I'm R user and I find tidyverse capabilities in data wrangling really powerful. But recently I have started learning Python, and in particular pandas to extend my opportunities in data analysis. Instinctively I'm trying to do things in pandas as I used to do them while I was using dplyr.
So my question is whether any equivalent to dplyr dot while you are using method chaining in pandas.
Here example illustrates computing of minimum value from all values that are greater than current value in test_df['data'] per each group and than the same computing but across new column.
R's Example:
require(dplyr)
require(purrr)
test_df = data.frame(group = rep(c(1,2,3), each = 3),
data= c(1:9))
test_df %>%
group_by(group) %>%
mutate(., min_of_max = map_dbl(data, ~data[data > .x] %>% min())) %>%
mutate(., min_of_max_2 = map_dbl(min_of_max, ~min_of_max[min_of_max > .x] %>% min()))
Output:
# A tibble: 9 x 4
# Groups: group [3]
group data min_of_max min_of_max_2
<dbl> <int> <dbl> <dbl>
1 1 1 2 3
2 1 2 3 Inf
3 1 3 Inf Inf
4 2 4 5 6
5 2 5 6 Inf
6 2 6 Inf Inf
7 3 7 8 9
8 3 8 9 Inf
9 3 9 Inf Inf
I know that dplyr doesn't even require dot, but I put it for better understanding the specific of my question
Doing the same in Pandas
Invalid Example:
import pandas as pd
import numpy as np
test_df = (
pd.DataFrame({'A': np.array([1,2,3]*3), 'B': np.array(range(1,10))})

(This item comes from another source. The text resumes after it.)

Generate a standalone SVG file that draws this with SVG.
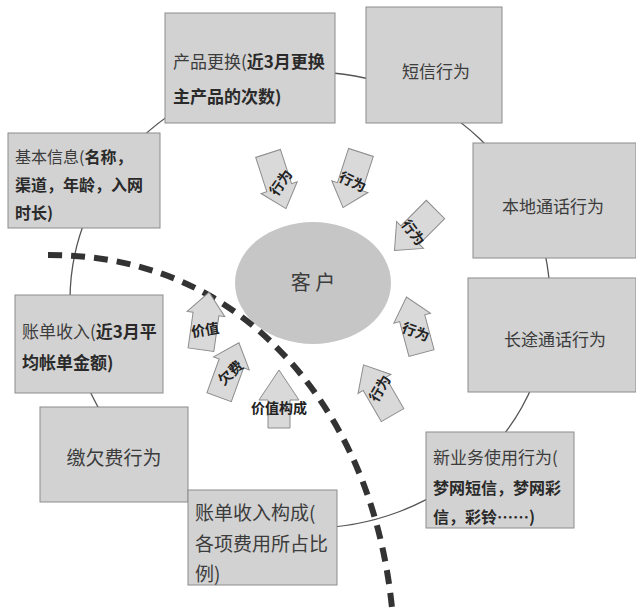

.sort_values(by = ['A', 'B'])
)
(test_df.assign(min_of_max = test_df.apply(lambda x: (test_df.B[(test_df.B > x.B) &
(test_df.A[test_df.A == x.A])]).min(), axis = 1))
.assign(min_of_max2 = 'assume_dot_here'.apply(lambda x: (test_df.min_of_max[(test_df.min_of_max > x.min_of_max) &
(test_df.A[test_df.A == x.A])]).min(), axis = 1)))
In this example putting dot in a second .assign
would be great ability but it doesn't work in pandas.
Valid Example, which ruins chain:
test_df = test_df.assign(min_of_max = test_df.apply(lambda x:
(test_df.B[(test_df.B > x.B) & (test_df.A[test_df.A == x.A])]).min(), axis = 1))
test_df = test_df.assign(min_of_max2 = test_df.apply(lambda x :
(test_df.min_of_max[(test_df.min_of_max > x.min_of_max) & (test_df.A[test_df.A
== x.A])]).min(), axis = 1))
Output:
A B min_of_max min_of_max2
0 1 1 4.0 7.0
3 1 4 7.0 NaN
6 1 7 NaN NaN
1 2 2 5.0 8.0
4 2 5 8.0 NaN
7 2 8 NaN NaN
2 3 3 6.0 9.0
5 3 6 9.0 NaN
8 3 9 NaN NaN
So is there any convenient way to call object from previous part of chain in second .assign
?
Since using test_df.apply()
in second .assign will take initial test_df without computed test_df['min_of_max']
Sorry for somewhat unreadable code in Python, I'am still figuring out how to write more clear.